REQUIRED TASK: Where the string "chart" occurs in the material below, report the whole line.

DATA EXTRACT:
···

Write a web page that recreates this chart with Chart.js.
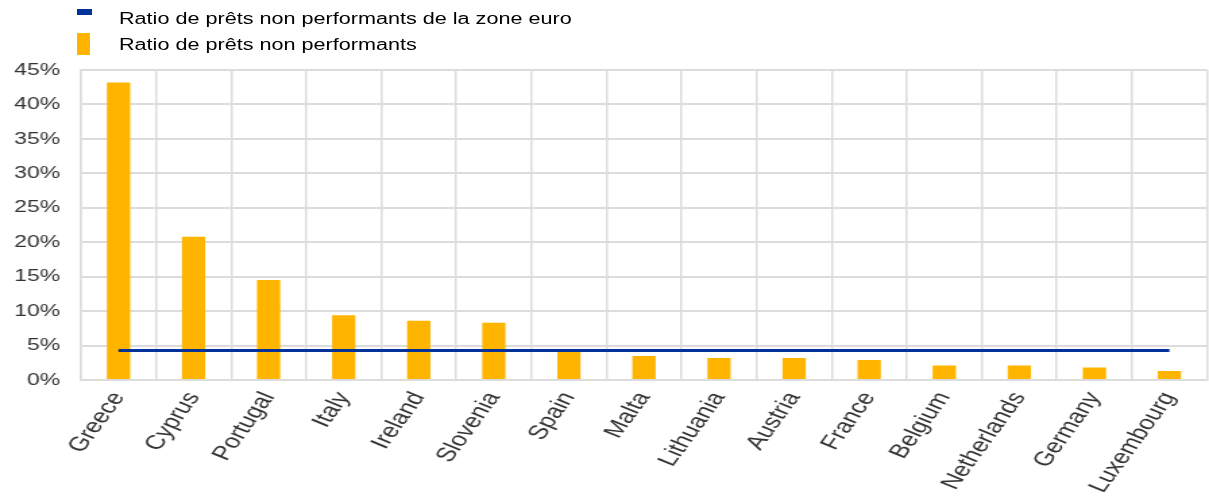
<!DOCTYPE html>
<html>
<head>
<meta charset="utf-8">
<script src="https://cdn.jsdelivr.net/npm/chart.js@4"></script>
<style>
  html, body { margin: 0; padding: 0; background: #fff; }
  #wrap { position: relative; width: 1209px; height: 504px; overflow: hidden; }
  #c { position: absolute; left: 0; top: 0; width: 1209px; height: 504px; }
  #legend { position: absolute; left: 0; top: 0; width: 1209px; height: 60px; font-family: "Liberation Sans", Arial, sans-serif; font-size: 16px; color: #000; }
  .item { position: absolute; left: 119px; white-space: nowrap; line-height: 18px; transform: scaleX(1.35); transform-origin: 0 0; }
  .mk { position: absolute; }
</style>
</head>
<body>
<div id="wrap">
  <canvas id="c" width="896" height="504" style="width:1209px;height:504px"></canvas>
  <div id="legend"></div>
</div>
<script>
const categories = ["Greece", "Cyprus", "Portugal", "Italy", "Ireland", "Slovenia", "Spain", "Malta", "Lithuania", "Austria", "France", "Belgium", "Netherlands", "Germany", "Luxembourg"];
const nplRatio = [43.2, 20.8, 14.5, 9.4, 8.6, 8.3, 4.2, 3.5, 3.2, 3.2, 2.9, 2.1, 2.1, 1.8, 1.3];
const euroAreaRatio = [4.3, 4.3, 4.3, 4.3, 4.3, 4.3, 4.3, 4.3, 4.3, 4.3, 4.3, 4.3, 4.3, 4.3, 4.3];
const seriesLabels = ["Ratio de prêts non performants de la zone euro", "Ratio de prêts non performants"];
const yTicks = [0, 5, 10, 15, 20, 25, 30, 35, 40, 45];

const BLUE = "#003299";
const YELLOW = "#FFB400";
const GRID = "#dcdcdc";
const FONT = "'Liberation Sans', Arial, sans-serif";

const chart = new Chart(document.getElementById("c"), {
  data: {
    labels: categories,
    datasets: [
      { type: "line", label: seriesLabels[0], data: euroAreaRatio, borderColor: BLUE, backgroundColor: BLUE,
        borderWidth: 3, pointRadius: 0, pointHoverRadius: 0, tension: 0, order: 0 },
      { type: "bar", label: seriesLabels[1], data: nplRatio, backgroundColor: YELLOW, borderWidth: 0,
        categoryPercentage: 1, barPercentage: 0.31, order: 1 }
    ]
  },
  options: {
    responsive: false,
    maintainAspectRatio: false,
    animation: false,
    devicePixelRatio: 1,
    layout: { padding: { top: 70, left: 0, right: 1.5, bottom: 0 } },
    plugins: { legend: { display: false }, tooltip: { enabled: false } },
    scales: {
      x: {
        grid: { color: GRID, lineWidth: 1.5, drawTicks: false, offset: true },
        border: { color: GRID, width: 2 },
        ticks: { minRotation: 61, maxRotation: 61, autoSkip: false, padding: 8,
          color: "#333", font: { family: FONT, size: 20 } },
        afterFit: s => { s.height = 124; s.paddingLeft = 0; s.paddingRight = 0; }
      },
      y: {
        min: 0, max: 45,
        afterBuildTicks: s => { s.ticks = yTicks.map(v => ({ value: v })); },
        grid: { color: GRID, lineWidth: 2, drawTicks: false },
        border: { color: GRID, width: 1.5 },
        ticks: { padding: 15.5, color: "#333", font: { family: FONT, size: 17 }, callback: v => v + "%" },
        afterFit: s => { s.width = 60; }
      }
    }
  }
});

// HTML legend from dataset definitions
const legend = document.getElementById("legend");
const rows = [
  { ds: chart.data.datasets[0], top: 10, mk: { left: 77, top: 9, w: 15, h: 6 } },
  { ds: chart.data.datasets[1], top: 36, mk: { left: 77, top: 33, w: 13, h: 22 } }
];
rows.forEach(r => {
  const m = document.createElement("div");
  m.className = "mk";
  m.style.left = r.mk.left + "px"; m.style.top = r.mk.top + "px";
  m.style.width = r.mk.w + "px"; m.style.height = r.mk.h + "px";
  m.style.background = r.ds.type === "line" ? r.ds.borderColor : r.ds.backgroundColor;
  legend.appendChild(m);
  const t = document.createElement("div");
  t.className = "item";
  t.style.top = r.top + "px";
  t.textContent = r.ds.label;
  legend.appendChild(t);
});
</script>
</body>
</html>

···

RESULT:
Write a web page that recreates this chart with Chart.js.
<script src="https://cdn.jsdelivr.net/npm/chart.js@4"></script>
const chart = new Chart(document.getElementById("c"), {
  { ds: chart.data.datasets[0], top: 10, mk: { left: 77, top: 9, w: 15, h: 6 } },
  { ds: chart.data.datasets[1], top: 36, mk: { left: 77, top: 33, w: 13, h: 22 } }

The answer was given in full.